SHIELD: Secure Hypernetworks for Incremental Expansion Learning Defense
Patryk Krukowski, Łukasz Gorczyca, Piotr Helm, Kamil Książek, Przemysław Spurek
TL;DR
We address the challenge of robust continual learning by proposing SHIELD, a framework that unifies certifiable adversarial robustness with sequential task adaptation. SHIELD uses a hypernetwork to generate task-specific target models from compact embeddings and employs Interval Bound Propagation to provide formal robustness guarantees on interval inputs, complemented by Interval MixUp to tighten bounds and smooth decision boundaries.
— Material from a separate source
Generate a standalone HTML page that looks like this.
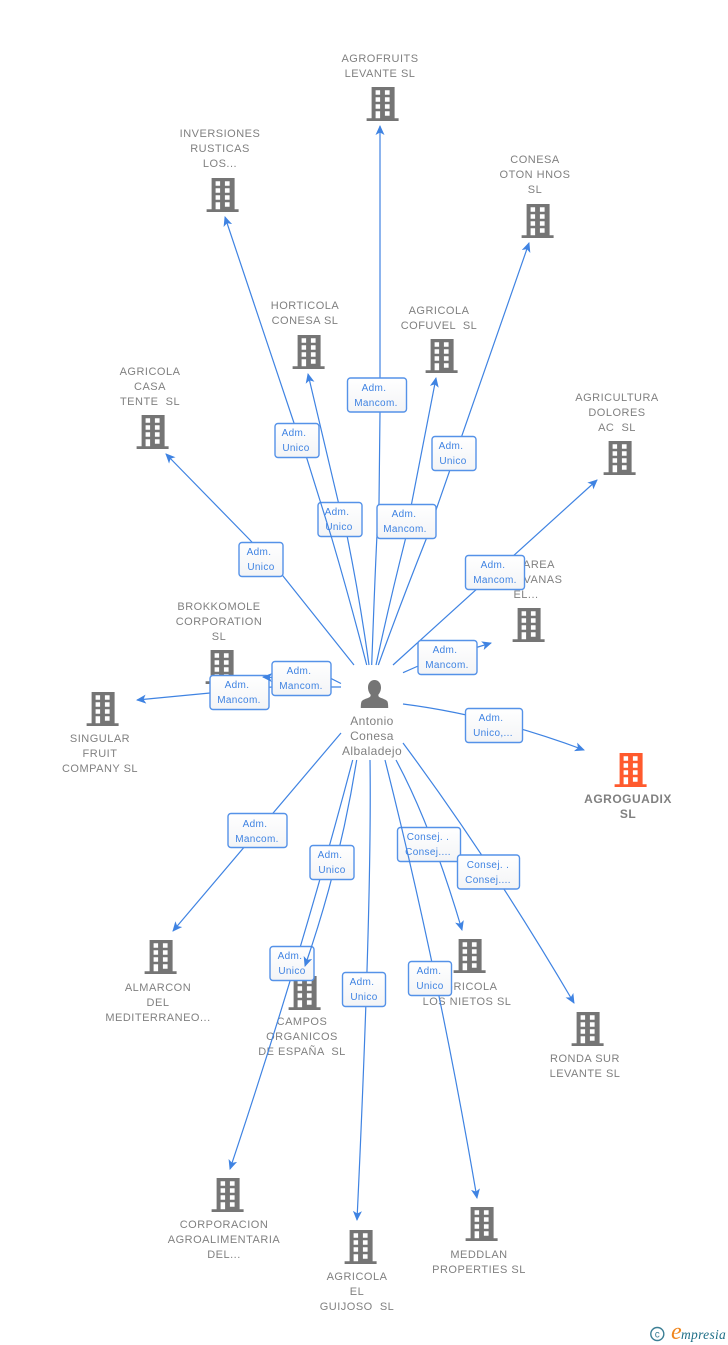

The core contributions are the SHIELD architecture, the Interval MixUp training strategy, and theoretical robustness guarantees with empirical validation across diverse benchmarks, including CIL scenarios and TinyImageNet. SHIELD demonstrates state-of-the-art or competitive robust performance while maintaining scalability and privacy by avoiding replay buffers and full model copies, marking a significant step toward practical robust lifelong learning under adversarial threats.
Abstract
Continual learning under adversarial conditions remains an open problem, as existing methods often compromise either robustness, scalability, or both. We propose a novel framework that integrates Interval Bound Propagation (IBP) with a hypernetwork-based architecture to enable certifiably robust continual learning across sequential tasks. Our method, SHIELD, generates task-specific model parameters via a shared hypernetwork conditioned solely on compact task embeddings, eliminating the need for replay buffers or full model copies and enabling efficient over time. To further enhance robustness, we introduce Interval MixUp, a novel training strategy that blends virtual examples represented as $\ell_{\infty}$ balls centered around MixUp points. Leveraging interval arithmetic, this technique guarantees certified robustness while mitigating the wrapping effect, resulting in smoother decision boundaries. We evaluate SHIELD under strong white-box adversarial attacks, including PGD and AutoAttack, across multiple benchmarks. It consistently outperforms existing robust continual learning methods, achieving state-of-the-art average accuracy while maintaining both scalability and certification. These results represent a significant step toward practical and theoretically grounded continual learning in adversarial settings.